Decía mi abuela Manuela que te vio crecer. Era apenas una niña pero ya tenía que subir y bajar a diario los barrancos que separaban a Teruel del resto del mundo. Durante esas caminatas, vio cómo te ibas abriendo paso, poco a poco, a través de aquellos andamios de madera que parecían un mecano imposible.
Cuando por fin te inauguraron, como parte de la carretera de Valencia, la ciudad comenzó a tener otro aspecto, más moderno y abierto. No pasaron muchos años cuando la ignominia cayó sobre tus paisanos. Por fortuna, soportaste la violencia y te mantuviste imbatible mientras todo alrededor era ruina.
Mi otra abuela, Elena, cuenta que su trabajo en Sanidad la llevó por tus aceras durante casi una vida entera, soportando el frío de tu desnudez en invierno, en los tiempos en que las temperaturas eran extremas de verdad.
Durante el siglo XX, cruzarte significaba ir a Teruel o al Viaducto, según el destino de nuestros pasos. Tal es tu importancia que le “robaste” el nombre a un barrio entero.
Además de las bombas, los fríos y los calores, has soportado con firmeza nuestras embestidas y caprichos. Vehículos cada vez más pesados en ambas direcciones, casi chocando con la estrechura de los peatones que tenían que pegarse bien a la barandilla para no sufrir accidentes. Vaquilleros desmelenados botando encima de tu superficie (si no pita no pasa), haciéndote temblar las piernas aunque sin desfallecer.
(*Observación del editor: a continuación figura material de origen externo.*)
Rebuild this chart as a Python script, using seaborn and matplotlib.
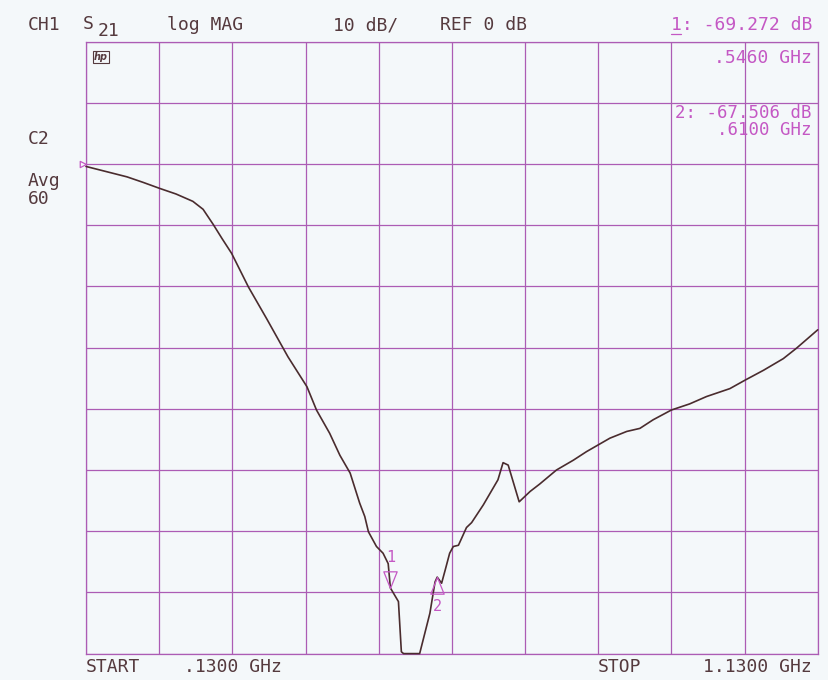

Carreras y toros desbocados, uniendo lo viejo con lo nuevo. Cientos de almas clamando por un futuro digno para esta tierra.
No hay nada más hermoso que ver un atardecer desde tu sitio, no hay nada más terrible que ser testigo de muerte. No sé si es romanticismo o pragmatismo, pero eres el destino preferido de los que ya no pueden más con el desaliento.
Y así han ido pasando los años, 90 nada menos, compartiendo con nosotros las penas y las alegrías de la vida. Ojalá sigas en pie cuando todos hayamos desaparecido, símbolo de este lugar que no se rinde. Felicidades, Viaducto Fernando Hué.